◆ **What the exercise asks**
Repeat every line of the listing below exactly, minus the pictures.

◆ **Data block**
[BEGIN]

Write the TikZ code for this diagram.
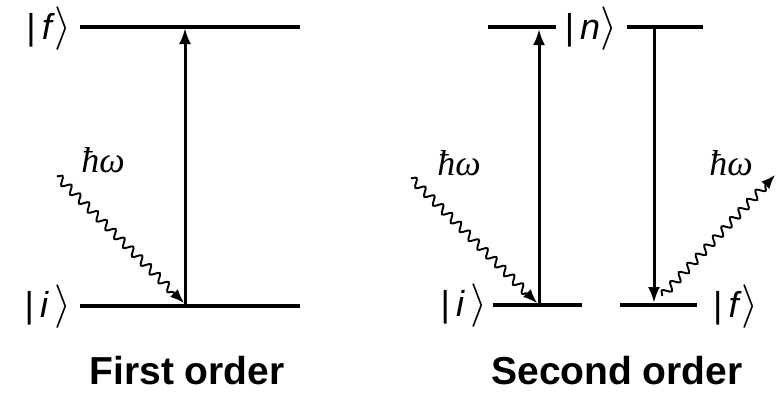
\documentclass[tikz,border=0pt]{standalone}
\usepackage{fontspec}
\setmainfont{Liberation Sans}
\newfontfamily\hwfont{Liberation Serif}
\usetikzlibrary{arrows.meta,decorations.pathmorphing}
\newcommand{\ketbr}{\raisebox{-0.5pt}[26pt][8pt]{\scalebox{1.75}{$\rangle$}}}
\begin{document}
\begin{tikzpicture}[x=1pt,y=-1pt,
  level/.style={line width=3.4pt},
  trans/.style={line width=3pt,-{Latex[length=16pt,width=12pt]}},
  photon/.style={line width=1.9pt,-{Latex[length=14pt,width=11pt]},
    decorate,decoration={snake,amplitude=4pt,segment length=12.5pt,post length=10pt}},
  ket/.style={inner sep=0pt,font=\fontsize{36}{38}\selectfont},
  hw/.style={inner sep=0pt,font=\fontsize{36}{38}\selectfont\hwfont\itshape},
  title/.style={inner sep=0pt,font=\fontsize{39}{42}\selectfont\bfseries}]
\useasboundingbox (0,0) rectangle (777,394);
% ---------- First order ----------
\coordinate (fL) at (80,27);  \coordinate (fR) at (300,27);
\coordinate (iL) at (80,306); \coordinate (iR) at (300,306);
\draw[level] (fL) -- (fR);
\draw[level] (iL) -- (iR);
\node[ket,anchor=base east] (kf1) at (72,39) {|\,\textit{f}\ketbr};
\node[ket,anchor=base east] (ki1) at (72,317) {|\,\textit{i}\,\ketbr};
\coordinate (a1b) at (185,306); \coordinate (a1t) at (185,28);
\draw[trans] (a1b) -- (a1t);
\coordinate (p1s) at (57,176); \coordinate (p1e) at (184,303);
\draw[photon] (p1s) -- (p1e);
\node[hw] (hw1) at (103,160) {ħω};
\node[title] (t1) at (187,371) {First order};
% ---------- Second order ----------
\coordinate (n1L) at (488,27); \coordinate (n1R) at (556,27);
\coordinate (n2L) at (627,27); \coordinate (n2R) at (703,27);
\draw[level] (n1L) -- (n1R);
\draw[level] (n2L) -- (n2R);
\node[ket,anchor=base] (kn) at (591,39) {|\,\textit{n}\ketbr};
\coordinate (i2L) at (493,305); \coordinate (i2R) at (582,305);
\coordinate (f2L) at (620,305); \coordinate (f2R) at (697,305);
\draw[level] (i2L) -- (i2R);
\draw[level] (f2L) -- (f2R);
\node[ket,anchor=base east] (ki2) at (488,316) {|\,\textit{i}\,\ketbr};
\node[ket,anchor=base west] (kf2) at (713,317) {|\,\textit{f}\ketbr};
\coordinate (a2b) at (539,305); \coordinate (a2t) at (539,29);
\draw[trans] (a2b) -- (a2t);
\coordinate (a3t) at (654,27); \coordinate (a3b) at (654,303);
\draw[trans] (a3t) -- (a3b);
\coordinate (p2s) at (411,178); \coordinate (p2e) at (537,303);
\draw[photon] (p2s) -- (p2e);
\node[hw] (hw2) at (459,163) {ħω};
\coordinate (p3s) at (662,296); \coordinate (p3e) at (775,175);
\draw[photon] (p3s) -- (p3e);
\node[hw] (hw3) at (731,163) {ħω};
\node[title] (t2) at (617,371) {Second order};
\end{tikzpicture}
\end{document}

[END]

◆ **Task output**
Write the TikZ code for this diagram.
\documentclass[tikz,border=0pt]{standalone}
\usepackage{fontspec}
\setmainfont{Liberation Sans}
\newfontfamily\hwfont{Liberation Serif}
\usetikzlibrary{arrows.meta,decorations.pathmorphing}
\newcommand{\ketbr}{\raisebox{-0.5pt}[26pt][8pt]{\scalebox{1.75}{$\rangle$}}}
\begin{document}
\begin{tikzpicture}[x=1pt,y=-1pt,
  level/.style={line width=3.4pt},
  trans/.style={line width=3pt,-{Latex[length=16pt,width=12pt]}},
  photon/.style={line width=1.9pt,-{Latex[length=14pt,width=11pt]},
    decorate,decoration={snake,amplitude=4pt,segment length=12.5pt,post length=10pt}},
  ket/.style={inner sep=0pt,font=\fontsize{36}{38}\selectfont},
  hw/.style={inner sep=0pt,font=\fontsize{36}{38}\selectfont\hwfont\itshape},
  title/.style={inner sep=0pt,font=\fontsize{39}{42}\selectfont\bfseries}]
\useasboundingbox (0,0) rectangle (777,394);
% ---------- First order ----------
\coordinate (fL) at (80,27);  \coordinate (fR) at (300,27);
\coordinate (iL) at (80,306); \coordinate (iR) at (300,306);
\draw[level] (fL) -- (fR);
\draw[level] (iL) -- (iR);
\node[ket,anchor=base east] (kf1) at (72,39) {|\,\textit{f}\ketbr};
\node[ket,anchor=base east] (ki1) at (72,317) {|\,\textit{i}\,\ketbr};
\coordinate (a1b) at (185,306); \coordinate (a1t) at (185,28);
\draw[trans] (a1b) -- (a1t);
\coordinate (p1s) at (57,176); \coordinate (p1e) at (184,303);
\draw[photon] (p1s) -- (p1e);
\node[hw] (hw1) at (103,160) {ħω};
\node[title] (t1) at (187,371) {First order};
% ---------- Second order ----------
\coordinate (n1L) at (488,27); \coordinate (n1R) at (556,27);
\coordinate (n2L) at (627,27); \coordinate (n2R) at (703,27);
\draw[level] (n1L) -- (n1R);
\draw[level] (n2L) -- (n2R);
\node[ket,anchor=base] (kn) at (591,39) {|\,\textit{n}\ketbr};
\coordinate (i2L) at (493,305); \coordinate (i2R) at (582,305);
\coordinate (f2L) at (620,305); \coordinate (f2R) at (697,305);
\draw[level] (i2L) -- (i2R);
\draw[level] (f2L) -- (f2R);
\node[ket,anchor=base east] (ki2) at (488,316) {|\,\textit{i}\,\ketbr};
\node[ket,anchor=base west] (kf2) at (713,317) {|\,\textit{f}\ketbr};
\coordinate (a2b) at (539,305); \coordinate (a2t) at (539,29);
\draw[trans] (a2b) -- (a2t);
\coordinate (a3t) at (654,27); \coordinate (a3b) at (654,303);
\draw[trans] (a3t) -- (a3b);
\coordinate (p2s) at (411,178); \coordinate (p2e) at (537,303);
\draw[photon] (p2s) -- (p2e);
\node[hw] (hw2) at (459,163) {ħω};
\coordinate (p3s) at (662,296); \coordinate (p3e) at (775,175);
\draw[photon] (p3s) -- (p3e);
\node[hw] (hw3) at (731,163) {ħω};
\node[title] (t2) at (617,371) {Second order};
\end{tikzpicture}
\end{document}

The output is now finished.